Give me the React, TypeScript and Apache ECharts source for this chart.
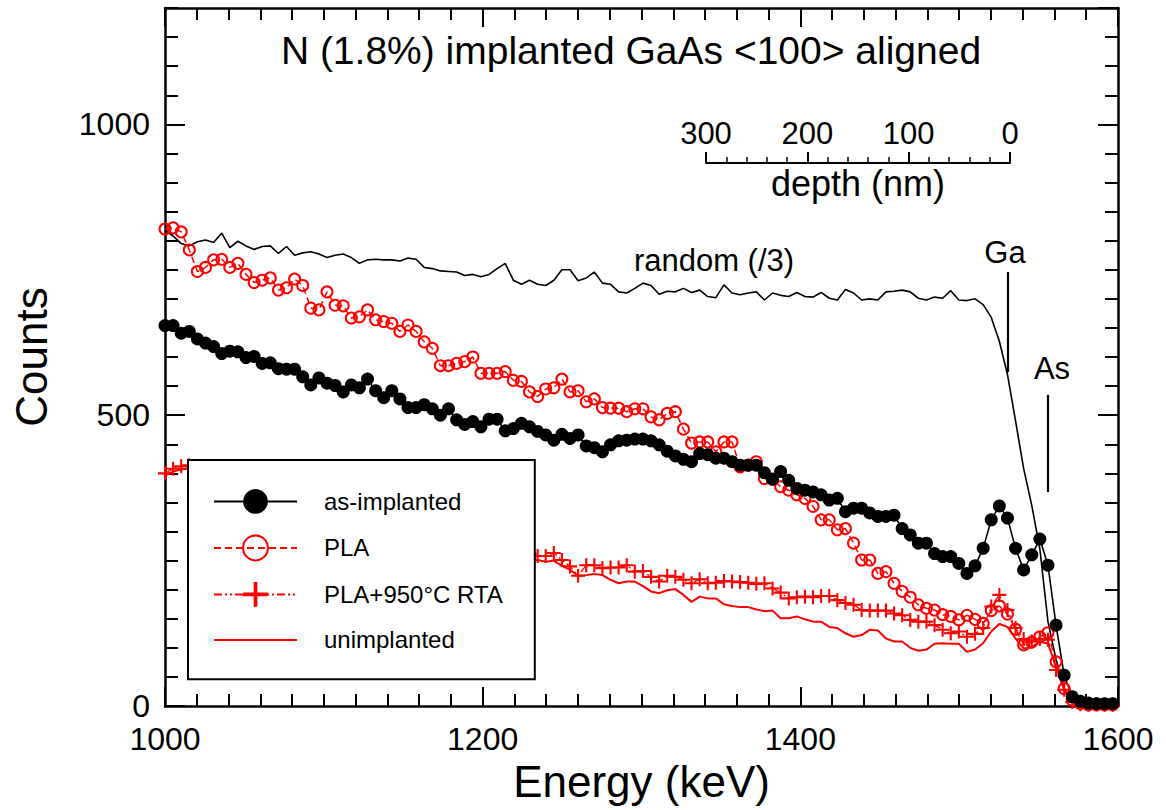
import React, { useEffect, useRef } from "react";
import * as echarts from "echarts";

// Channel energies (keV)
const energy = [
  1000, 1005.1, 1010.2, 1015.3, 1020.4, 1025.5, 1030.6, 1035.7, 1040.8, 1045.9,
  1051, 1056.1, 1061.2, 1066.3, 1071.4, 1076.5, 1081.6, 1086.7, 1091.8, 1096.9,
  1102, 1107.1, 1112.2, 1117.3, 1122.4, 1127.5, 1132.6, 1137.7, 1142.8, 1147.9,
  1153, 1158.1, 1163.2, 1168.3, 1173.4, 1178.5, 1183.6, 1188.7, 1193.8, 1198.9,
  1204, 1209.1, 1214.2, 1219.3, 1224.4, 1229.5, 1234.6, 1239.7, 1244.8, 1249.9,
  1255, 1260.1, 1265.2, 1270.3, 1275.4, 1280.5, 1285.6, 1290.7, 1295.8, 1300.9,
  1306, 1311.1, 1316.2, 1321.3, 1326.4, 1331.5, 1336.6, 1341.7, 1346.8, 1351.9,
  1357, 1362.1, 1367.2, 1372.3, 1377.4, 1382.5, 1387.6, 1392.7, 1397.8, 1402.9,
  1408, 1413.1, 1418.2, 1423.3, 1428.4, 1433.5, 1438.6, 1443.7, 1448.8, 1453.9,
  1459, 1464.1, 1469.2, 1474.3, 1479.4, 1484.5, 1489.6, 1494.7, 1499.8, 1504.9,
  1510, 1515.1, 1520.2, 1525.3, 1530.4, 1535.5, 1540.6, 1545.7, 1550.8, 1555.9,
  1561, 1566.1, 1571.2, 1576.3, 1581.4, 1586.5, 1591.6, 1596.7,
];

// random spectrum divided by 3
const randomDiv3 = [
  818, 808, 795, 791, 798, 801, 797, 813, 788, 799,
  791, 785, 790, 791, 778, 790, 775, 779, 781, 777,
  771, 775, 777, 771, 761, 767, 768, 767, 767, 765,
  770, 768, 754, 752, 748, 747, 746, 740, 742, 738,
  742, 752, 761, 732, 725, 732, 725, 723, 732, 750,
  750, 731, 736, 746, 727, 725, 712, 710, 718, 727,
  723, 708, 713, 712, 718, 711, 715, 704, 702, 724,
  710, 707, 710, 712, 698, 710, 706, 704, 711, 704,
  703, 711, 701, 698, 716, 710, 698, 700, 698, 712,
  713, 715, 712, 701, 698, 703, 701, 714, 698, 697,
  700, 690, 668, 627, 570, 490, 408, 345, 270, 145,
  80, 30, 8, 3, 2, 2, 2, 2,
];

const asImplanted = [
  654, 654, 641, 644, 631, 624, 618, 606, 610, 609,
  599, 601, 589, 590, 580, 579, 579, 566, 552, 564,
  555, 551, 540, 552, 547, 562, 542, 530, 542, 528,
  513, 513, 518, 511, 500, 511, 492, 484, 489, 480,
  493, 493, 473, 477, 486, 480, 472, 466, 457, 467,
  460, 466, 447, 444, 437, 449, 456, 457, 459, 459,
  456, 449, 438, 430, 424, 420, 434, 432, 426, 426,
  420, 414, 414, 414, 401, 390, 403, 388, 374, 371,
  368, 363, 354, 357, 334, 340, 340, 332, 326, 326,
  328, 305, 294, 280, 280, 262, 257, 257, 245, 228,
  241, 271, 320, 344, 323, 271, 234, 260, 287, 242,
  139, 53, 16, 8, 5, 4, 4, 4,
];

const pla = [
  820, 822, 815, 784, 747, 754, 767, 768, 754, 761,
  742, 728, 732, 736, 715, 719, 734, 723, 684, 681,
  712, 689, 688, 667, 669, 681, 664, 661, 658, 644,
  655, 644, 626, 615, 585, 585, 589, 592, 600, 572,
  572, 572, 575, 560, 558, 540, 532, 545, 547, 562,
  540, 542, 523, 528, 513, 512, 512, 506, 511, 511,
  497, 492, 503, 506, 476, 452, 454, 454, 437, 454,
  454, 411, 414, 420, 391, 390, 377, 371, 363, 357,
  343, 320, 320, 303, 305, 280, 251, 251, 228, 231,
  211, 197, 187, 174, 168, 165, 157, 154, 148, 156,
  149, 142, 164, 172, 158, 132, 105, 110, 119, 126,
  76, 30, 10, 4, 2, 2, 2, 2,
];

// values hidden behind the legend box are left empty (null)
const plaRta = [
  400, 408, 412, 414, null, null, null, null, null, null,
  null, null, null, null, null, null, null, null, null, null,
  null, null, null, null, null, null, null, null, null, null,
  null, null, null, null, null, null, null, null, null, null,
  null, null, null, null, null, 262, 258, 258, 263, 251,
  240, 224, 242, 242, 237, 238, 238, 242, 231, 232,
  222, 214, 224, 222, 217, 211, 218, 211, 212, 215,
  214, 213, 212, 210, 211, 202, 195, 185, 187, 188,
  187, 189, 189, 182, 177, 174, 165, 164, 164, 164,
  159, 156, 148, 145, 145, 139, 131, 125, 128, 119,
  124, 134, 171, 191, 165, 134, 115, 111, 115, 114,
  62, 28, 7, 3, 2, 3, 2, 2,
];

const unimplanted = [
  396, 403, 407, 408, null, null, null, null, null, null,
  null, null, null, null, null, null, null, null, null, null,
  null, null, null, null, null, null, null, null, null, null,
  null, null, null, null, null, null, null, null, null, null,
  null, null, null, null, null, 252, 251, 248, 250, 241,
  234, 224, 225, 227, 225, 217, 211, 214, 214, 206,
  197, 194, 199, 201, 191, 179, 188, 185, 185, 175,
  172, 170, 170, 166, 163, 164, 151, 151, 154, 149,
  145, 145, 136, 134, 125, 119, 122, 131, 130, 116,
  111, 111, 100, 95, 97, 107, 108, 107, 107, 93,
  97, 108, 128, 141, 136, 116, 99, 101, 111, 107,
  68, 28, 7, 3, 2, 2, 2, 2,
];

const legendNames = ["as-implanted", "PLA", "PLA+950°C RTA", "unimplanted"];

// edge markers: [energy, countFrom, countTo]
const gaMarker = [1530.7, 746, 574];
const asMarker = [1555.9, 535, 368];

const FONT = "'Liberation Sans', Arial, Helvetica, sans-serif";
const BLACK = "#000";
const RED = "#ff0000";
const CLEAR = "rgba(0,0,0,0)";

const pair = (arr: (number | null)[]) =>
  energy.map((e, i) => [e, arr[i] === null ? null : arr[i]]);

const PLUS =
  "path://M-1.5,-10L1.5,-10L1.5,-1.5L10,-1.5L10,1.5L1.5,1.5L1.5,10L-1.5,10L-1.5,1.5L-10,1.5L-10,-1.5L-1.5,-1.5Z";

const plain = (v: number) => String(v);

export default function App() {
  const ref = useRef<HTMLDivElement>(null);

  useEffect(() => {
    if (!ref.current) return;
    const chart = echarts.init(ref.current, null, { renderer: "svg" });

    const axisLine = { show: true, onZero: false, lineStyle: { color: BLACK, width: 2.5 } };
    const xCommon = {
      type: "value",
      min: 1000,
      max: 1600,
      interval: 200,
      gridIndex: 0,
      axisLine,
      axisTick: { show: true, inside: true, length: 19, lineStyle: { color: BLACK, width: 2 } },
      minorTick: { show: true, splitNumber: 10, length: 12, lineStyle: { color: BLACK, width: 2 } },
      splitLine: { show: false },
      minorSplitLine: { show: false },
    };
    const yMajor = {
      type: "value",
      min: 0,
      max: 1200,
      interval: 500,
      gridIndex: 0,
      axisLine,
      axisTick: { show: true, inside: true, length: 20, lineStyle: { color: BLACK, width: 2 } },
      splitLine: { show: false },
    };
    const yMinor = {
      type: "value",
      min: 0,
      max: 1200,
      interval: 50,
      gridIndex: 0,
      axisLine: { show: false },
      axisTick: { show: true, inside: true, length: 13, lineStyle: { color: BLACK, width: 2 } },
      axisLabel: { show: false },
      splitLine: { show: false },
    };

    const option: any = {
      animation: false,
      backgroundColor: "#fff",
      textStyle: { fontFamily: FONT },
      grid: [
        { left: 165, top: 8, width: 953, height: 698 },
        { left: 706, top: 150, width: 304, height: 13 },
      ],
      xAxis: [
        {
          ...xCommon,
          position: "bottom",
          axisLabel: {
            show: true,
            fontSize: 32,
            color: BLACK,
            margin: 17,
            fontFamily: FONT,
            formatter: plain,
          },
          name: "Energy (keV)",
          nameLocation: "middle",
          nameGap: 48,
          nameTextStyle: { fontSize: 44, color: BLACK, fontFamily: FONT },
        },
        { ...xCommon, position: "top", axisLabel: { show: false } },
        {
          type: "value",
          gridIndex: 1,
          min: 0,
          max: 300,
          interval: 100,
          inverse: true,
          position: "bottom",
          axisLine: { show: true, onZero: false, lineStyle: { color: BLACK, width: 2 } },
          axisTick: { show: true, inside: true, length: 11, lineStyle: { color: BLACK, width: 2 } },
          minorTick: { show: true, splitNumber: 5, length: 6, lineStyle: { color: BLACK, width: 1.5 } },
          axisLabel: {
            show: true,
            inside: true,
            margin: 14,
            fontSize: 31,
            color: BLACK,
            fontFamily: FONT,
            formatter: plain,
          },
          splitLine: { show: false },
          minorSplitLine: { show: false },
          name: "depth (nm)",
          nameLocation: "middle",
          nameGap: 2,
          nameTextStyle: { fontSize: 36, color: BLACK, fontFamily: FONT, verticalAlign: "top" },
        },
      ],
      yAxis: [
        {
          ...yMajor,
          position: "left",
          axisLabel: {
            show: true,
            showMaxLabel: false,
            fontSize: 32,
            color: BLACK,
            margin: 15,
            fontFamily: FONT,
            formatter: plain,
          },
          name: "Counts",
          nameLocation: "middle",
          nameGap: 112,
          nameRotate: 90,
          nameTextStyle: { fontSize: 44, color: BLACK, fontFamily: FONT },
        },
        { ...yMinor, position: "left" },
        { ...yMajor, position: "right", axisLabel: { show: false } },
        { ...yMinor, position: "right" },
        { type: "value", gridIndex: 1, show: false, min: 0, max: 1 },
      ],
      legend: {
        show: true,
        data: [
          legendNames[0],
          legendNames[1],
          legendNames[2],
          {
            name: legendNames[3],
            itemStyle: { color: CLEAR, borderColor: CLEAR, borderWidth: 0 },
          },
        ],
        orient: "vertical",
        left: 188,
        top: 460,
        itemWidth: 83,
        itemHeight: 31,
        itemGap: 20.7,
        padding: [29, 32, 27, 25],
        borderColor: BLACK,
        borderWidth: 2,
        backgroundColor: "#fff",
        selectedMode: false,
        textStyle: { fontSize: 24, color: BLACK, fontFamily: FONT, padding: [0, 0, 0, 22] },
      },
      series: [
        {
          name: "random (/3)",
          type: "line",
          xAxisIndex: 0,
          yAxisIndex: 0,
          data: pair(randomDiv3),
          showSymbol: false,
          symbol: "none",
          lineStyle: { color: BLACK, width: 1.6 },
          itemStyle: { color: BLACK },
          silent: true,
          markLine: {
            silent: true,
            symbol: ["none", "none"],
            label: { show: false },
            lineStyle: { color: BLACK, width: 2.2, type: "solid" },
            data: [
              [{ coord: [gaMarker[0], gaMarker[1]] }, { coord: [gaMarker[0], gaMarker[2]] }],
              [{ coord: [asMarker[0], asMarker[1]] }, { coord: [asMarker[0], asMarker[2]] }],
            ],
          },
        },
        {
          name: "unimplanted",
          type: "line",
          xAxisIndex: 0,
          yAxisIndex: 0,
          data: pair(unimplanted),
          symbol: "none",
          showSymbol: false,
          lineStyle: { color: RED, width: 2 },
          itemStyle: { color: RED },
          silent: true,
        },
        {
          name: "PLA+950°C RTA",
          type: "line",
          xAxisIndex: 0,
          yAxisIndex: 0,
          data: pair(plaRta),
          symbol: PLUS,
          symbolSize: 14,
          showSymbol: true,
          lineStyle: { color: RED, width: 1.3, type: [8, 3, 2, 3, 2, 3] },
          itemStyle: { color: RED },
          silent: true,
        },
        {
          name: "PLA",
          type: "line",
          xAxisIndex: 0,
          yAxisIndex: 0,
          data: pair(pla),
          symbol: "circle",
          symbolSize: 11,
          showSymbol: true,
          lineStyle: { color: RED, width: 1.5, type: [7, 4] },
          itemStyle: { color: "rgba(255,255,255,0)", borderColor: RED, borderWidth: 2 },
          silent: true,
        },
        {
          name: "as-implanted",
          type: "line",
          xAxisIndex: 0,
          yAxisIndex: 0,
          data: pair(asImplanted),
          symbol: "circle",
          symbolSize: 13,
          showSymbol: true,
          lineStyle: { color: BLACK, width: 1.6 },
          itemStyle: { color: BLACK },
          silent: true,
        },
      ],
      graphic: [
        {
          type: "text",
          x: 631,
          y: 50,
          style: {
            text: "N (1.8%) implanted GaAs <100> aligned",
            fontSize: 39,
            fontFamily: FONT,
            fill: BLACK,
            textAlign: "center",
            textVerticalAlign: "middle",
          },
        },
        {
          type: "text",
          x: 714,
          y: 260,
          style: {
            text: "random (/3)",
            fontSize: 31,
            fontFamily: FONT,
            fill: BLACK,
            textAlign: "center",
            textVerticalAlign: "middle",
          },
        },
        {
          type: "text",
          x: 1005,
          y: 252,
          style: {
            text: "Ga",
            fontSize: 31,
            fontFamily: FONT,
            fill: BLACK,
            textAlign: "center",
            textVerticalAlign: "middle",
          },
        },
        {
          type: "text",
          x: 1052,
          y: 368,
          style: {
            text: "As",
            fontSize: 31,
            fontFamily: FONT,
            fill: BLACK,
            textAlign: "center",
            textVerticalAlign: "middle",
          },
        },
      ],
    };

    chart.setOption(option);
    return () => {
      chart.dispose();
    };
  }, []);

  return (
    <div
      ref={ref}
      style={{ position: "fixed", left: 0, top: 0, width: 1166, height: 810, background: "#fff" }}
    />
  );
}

--

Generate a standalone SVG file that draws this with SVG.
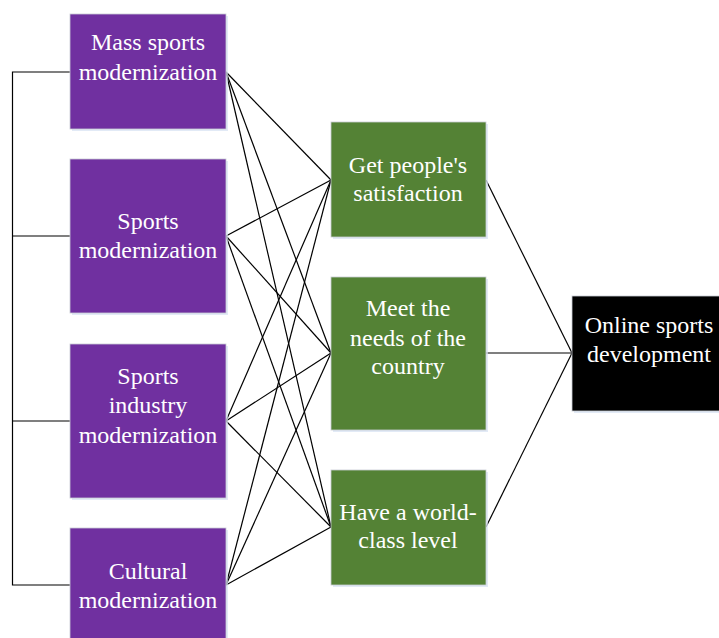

» WRITTEN INSTRUCTION
Your task is to quote, unchanged, only the lines from the line bearing "Give me the" through the line bearing "import * as"; the pictures are not part of the copy.

» EXERCISE ANSWER
Give me the React, TypeScript and Apache ECharts source for this chart.
import React, { useEffect, useRef } from "react";
import * as echarts from "echarts";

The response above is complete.